Critics might note that the rapid scaling of these bio-based solutions carries its own risks, particularly regarding land use and biodiversity. Borlace acknowledges this tension, warning that "in our rush to maximize commercialization and profit, we forget to implement sustainable land management programs to grow the feed stocks." He draws a parallel to the biomass industry, which started as a way to utilize sawdust but devolved into vast monoculture plantations that destroy ecosystems. This counterpoint is vital; it prevents the piece from becoming a naive techno-optimist manifesto and instead frames the transition as a delicate balancing act between material substitution and ecological preservation.
The Land Use Dilemma
The most critical part of Borlace's analysis is his confrontation with the "elephant in the room": land use. He argues that simply swapping oil for corn or trees is not a silver bullet if it leads to the same destructive practices we are trying to escape. "Biomass is a perfect example of an industry that started life in the United States as a smart and efficient way to utilize the piles of sawdust created by the timber yards, but which has ended up with vast monoculture plantations." This historical context serves as a stark warning to policymakers and investors: the path to a sustainable chemical industry must be paved with rigorous land stewardship, or we risk solving one environmental crisis by creating another.
Borlace's choice to focus on the specific chemical pathways—fermentation, depolymerization, and synthesis—rather than vague promises of "green chemistry" adds significant weight to his argument. He effectively demonstrates that the solution lies in the molecular details, not just in broad policy shifts. "We can use the same separation purification polymerization and characterization methods to make these materials as they used to make the current commercial petroleum based analogs but we can get better properties and we can use a much greener source." This insight suggests that the industrial infrastructure for the future already exists; it simply needs to be redirected toward renewable feedstocks.

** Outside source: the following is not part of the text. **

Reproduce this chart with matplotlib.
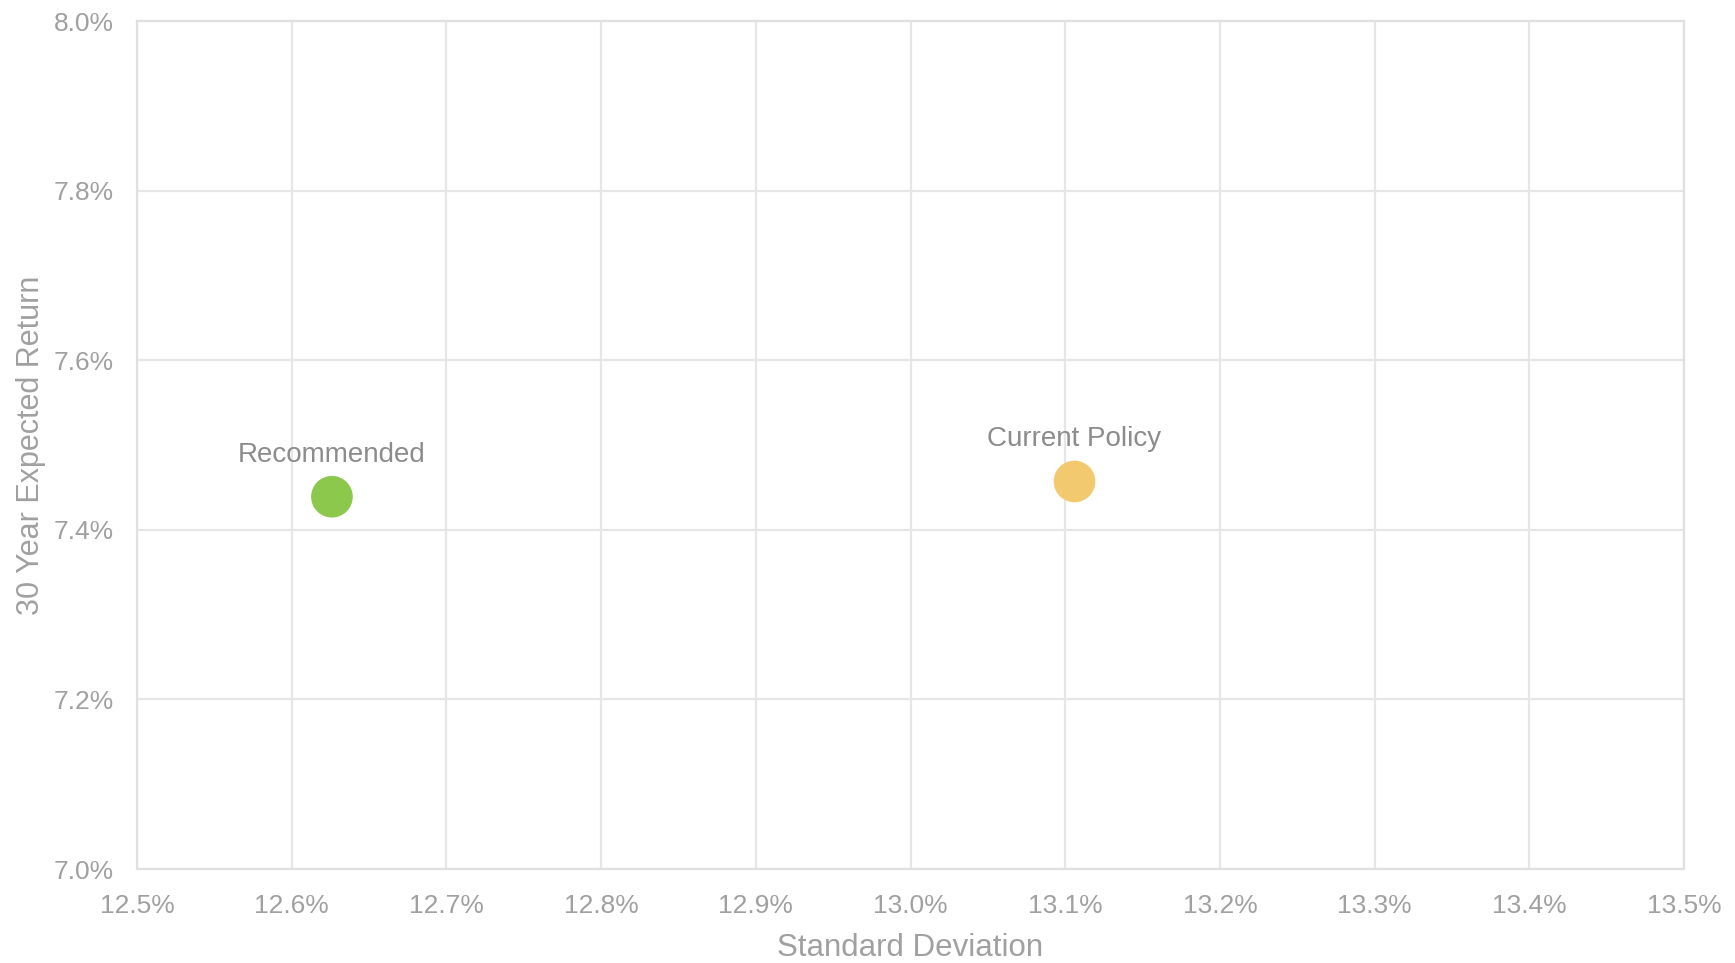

"It's yet another reminder of how careful we need to be as a species, not to go diving headlong into what appear to be better solutions that are more friendly to our climate and environment without ensuring that they don't themselves end up having similar consequences."
Bottom Line
Dave Borlace's analysis succeeds by exposing the petrochemical industry as the final, formidable frontier of the climate crisis, one that cannot be solved by electrification alone. His strongest argument is the detailed breakdown of viable bio-based alternatives that already exist, proving that the technological barrier is no longer the bottleneck. However, the piece's greatest vulnerability lies in the economic and logistical hurdles of scaling these solutions without triggering a land-use catastrophe, a challenge that requires as much political will as chemical innovation. Readers should watch for how governments and corporations navigate the tension between rapid decarbonization and sustainable resource management in the coming decade.